General wellness plan
- A good pain doctor/physical therapist. Make sure you know who to call if you are still in pain after surgery. Use the Internet to research all the health care professionals you plan to see once you are ready to leave your home.
- Sleep. Your body will do most of its healing while you sleep. So consider investing in a sound machine, blackout curtains, and a comfortable mattress or pillow. Ask your surgeon before the surgery what he or she is willing to prescribe if you have trouble sleeping.
- Walks. Discuss ahead of time with your doctor about how soon you should start walking. Consider starting with short walks and try to gradually work up to 10,000 steps each day.
- Patience.
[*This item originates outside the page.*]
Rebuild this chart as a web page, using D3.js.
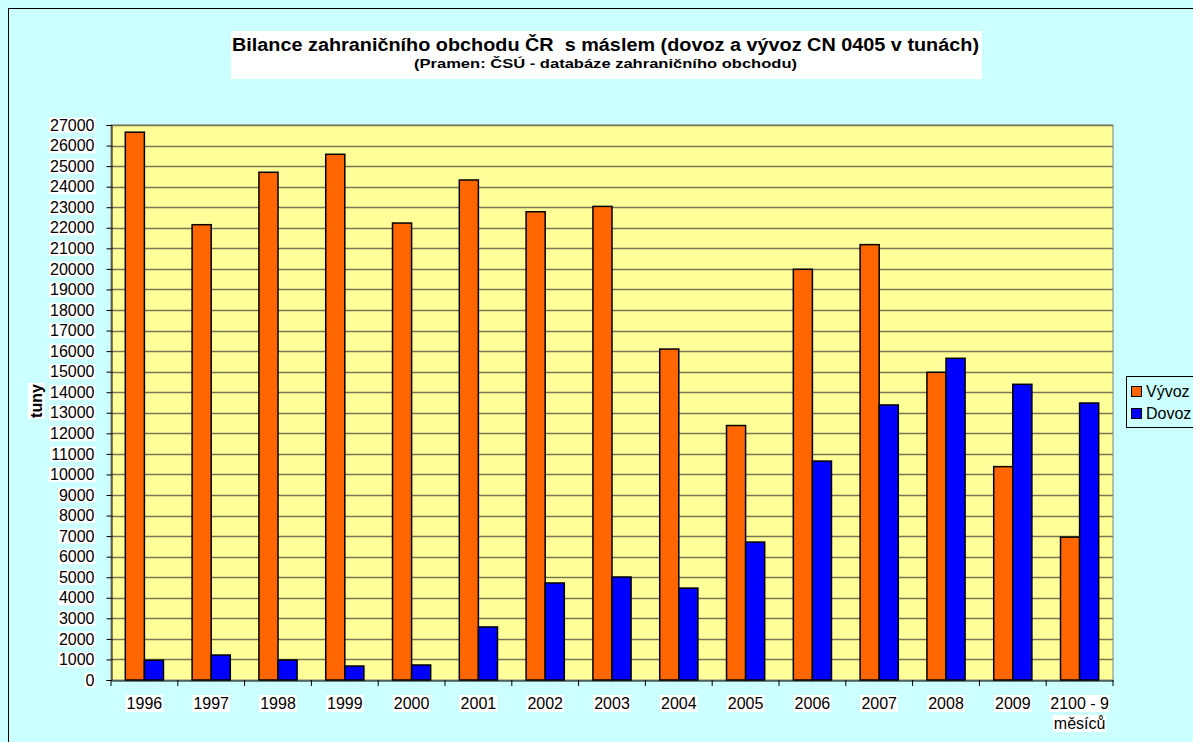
<!DOCTYPE html>
<html><head><meta charset="utf-8">
<script src="https://cdn.jsdelivr.net/npm/d3@7"></script>
<style>body{margin:0;background:#ccffff;}svg{display:block;font-family:"Liberation Sans",Arial,sans-serif;}</style>
</head><body><svg id="c" width="1193" height="742"></svg>
<script>
const categories = ["1996","1997","1998","1999","2000","2001","2002","2003","2004","2005","2006","2007","2008","2009","2100 - 9|měsíců"];
const vyvoz = [26650,22150,24700,25575,22230,24325,22780,23040,16100,12380,19980,21180,14970,10380,6950];
const dovoz = [960,1215,970,680,730,2580,4720,5010,4470,6710,10650,13380,15650,14385,13475];
const yTicks = d3.range(0,27001,1000);
const seriesNames = ["Vývoz","Dovoz"];
const colors = ["#ff6600","#0000ff"];

const svg = d3.select("#c");
svg.append("rect").attr("x",0).attr("y",0).attr("width",1193).attr("height",742).attr("fill","#ccffff");
svg.append("rect").attr("x",8.5).attr("y",8.5).attr("width",1200).attr("height",760).attr("fill","none").attr("stroke","#000").attr("stroke-width",1);

function boxed(parent, attrs, txt, bold){
  const g = parent.append("g");
  const t = g.append("text");
  Object.entries(attrs).forEach(([k,v])=>t.attr(k,v));
  t.text(txt);
  if(bold) t.attr("font-weight","bold");
  const bb=t.node().getBBox();
  g.insert("rect","text").attr("x",bb.x-1).attr("y",bb.y).attr("width",bb.width+2).attr("height",bb.height).attr("fill","#fff");
  return g;
}

const L=111,R=1113,T=125,B=680;
const x = d3.scaleBand().domain(categories).range([L,R]).paddingInner(0).paddingOuter(0);
const y = d3.scaleLinear().domain([0,27000]).range([B,T]);
const bw = x.bandwidth()/3.5;

svg.append("rect").attr("x",L).attr("y",T).attr("width",R-L).attr("height",B-T).attr("fill","#ffff99").attr("stroke","#808080");
svg.append("g").selectAll("line").data(yTicks.filter(d=>d>0)).join("line")
  .attr("x1",L).attr("x2",R).attr("y1",d=>Math.round(y(d))+0.5).attr("y2",d=>Math.round(y(d))+0.5)
  .attr("stroke","#777755").attr("stroke-width",1.3);

const series=[vyvoz,dovoz];
series.forEach((s,si)=>{
  svg.append("g").selectAll("rect").data(s).join("rect")
    .attr("x",(d,i)=>x(categories[i])+bw*0.75+si*bw)
    .attr("y",d=>y(d)).attr("width",bw).attr("height",d=>B-y(d))
    .attr("fill",colors[si]).attr("stroke","#000").attr("stroke-width",1.5);
});

// y axis
const ya = svg.append("g").attr("transform",`translate(${L+0.5},0)`).call(d3.axisLeft(y).tickValues(yTicks).tickSize(5).tickPadding(12).tickFormat(d3.format("d")));
ya.select(".domain").attr("stroke","#000");
ya.selectAll(".tick line").attr("stroke","#000");
ya.selectAll(".tick text").style("font-size","16px").attr("fill","#000").style("font-family","'Liberation Sans', Arial");
ya.selectAll(".tick").each(function(){
  const g=d3.select(this), t=g.select("text"), bb=t.node().getBBox();
  g.insert("rect","text").attr("x",bb.x-1).attr("y",bb.y+1).attr("width",bb.width+2).attr("height",bb.height-2).attr("fill","#fff");
});
// x axis
const xa = svg.append("g").attr("transform",`translate(0,${B+0.5})`).call(d3.axisBottom(x).tickSize(0).tickFormat(""));
xa.select(".domain").attr("stroke","#000");
svg.append("g").selectAll("line").data(d3.range(categories.length+1)).join("line")
  .attr("x1",i=>L+i*x.bandwidth()).attr("x2",i=>L+i*x.bandwidth()).attr("y1",B).attr("y2",B+6).attr("stroke","#000");
const xl = svg.append("g");
categories.forEach(c=>{
  c.split("|").forEach((p,pi)=>{
    boxed(xl,{x:x(c)+x.bandwidth()/2,y:709+pi*20,"text-anchor":"middle","font-size":16},p);
  });
});

// y title
boxed(svg.append("g").attr("transform","translate(42,401) rotate(-90)"),{x:0,y:0,"text-anchor":"middle","font-size":16},"tuny",true);

// title
svg.append("rect").attr("x",231).attr("y",31).attr("width",751).attr("height",48).attr("fill","#fff");
svg.append("text").attr("x",232).attr("y",51).attr("font-size",17.5).attr("font-weight","bold").style("white-space","pre")
  .attr("textLength",747).attr("lengthAdjust","spacingAndGlyphs")
  .text("Bilance zahraničního obchodu ČR  s máslem (dovoz a vývoz CN 0405 v tunách)");
svg.append("text").attr("x",414).attr("y",68).attr("font-size",13).attr("font-weight","bold")
  .attr("textLength",383).attr("lengthAdjust","spacingAndGlyphs")
  .text("(Pramen: ČSÚ - databáze zahraničního obchodu)");

// legend
svg.append("rect").attr("x",1126.5).attr("y",376.5).attr("width",80).attr("height",51).attr("fill","#ccffff").attr("stroke","#000");
seriesNames.forEach((n,i)=>{
  svg.append("rect").attr("x",1131.5).attr("y",386.5+i*22).attr("width",10).attr("height",10).attr("fill",colors[i]).attr("stroke","#000");
  svg.append("text").attr("x",1146).attr("y",397+i*22).attr("font-size",16).text(n);
});
</script></body></html>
Everyone's body heals at different rates. Try not to get frustrated if you feel you are not back to your old self as soon as you want to be.
- Massage therapy. Massage therapy can be extremely beneficial to the healing process. Even if the therapist only focuses on your feet and legs, the benefit will be to your whole body as you relax and release tension.
- Good attitude. Even if you are not feeling well, try to be grateful for the little things. Write down what you are thankful for, pray, or meditate on the special relationships in your life.
A good recovery plan is key to a successful surgical outcome, so strategize ahead of time with your surgeon and consider some of these ideas if you think they will help your recovery.